For the visible-infrared person re-identification (VI-ReID) task, one of the primary challenges lies in significant cross-modality discrepancy. Existing methods struggle to conduct modality-invariant information mining. They often focus solely on mining singular dimensions like spatial or channel, and overlook the extraction of specific-modality multi-dimension information. To fully mine modality-invariant information across a wide range, we introduce the Wide-Ranging Information Mining Network (WRIM-Net), which mainly comprises a Multi-dimension Interactive Information Mining (MIIM) module and an Auxiliary-Information-based Contrastive Learning (AICL) approach. Empowered by the proposed Global Region Interaction (GRI), MIIM comprehensively mines non-local spatial and channel information through intra-dimension interaction. Moreover, Thanks to the low computational complexity design, separate MIIM can be positioned in shallow layers, enabling the network to better mine specific-modality multi-dimension information. AICL, by introducing the novel Cross-Modality Key-Instance Contrastive (CMKIC) loss, effectively guides the network in extracting modality-invariant information. We conduct extensive experiments not only on the well-known SYSU-MM01 and RegDB datasets but also on the latest large-scale cross-modality LLCM dataset. The results demonstrate WRIM-Net's superiority over state-of-the-art methods.
Paper Structure (17 sections, 9 equations, 5 figures, 10 tables)

This paper contains 17 sections, 9 equations, 5 figures, 10 tables.

Figures (5)

  • Figure 1: Example of noticeable modality discrepancy between cross-modality images.
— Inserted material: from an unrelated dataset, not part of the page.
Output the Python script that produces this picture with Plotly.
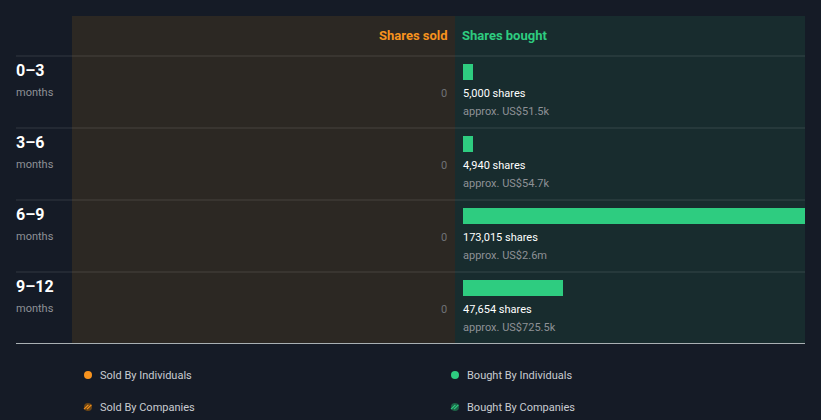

The motivation behind the proposed WRIM-Net is to mine modality-invariant information across a wide range (e.g. non-local spatial interaction, channel interaction, specific-modality, shared-modality) and to guide the network in better mining invariant information through a novel cross-modality loss.
  • Figure 2: Framework of WRIM-Net. Two separate MIIMs are inserted after each of the first two blocks of the network and a shared MIIM is inserted after each of the last two blocks of the network. Apart from separate MIIM, all other network parameters are shared. AICL uses the traditional ID loss after Block 3 of the network and CMKIC loss after Block 4 of the network.
  • Figure 3: Diagram of MIIM module. The input features first pass through a standard batch normalization layer and then pass through the Spatial-Channel Compress (SCC) component to compress the size. Subsequently, the feature is passed to the Global Region Interaction (GRI) component, which employs Multi Head Attention (MHA). Finally, the feature weights are restored to the same size as the input features through the Spatial-Channel Restore (SCR) component. $\otimes$ denotes element-wise multiplication.
  • Figure 4: Grad-Cam feature visualization analysis of MIIM. The second column shows the Visualization Heat Map from the baseline network, while the third column displays the Visualization Heat Map with the MIIM module integrated.
  • Figure 5: T-SNE feature visualization. Each color represents an ID and the circles and triangles represent different modalities. As can be seen, AICL better alleviates the modality discrepancy and improves the discriminability.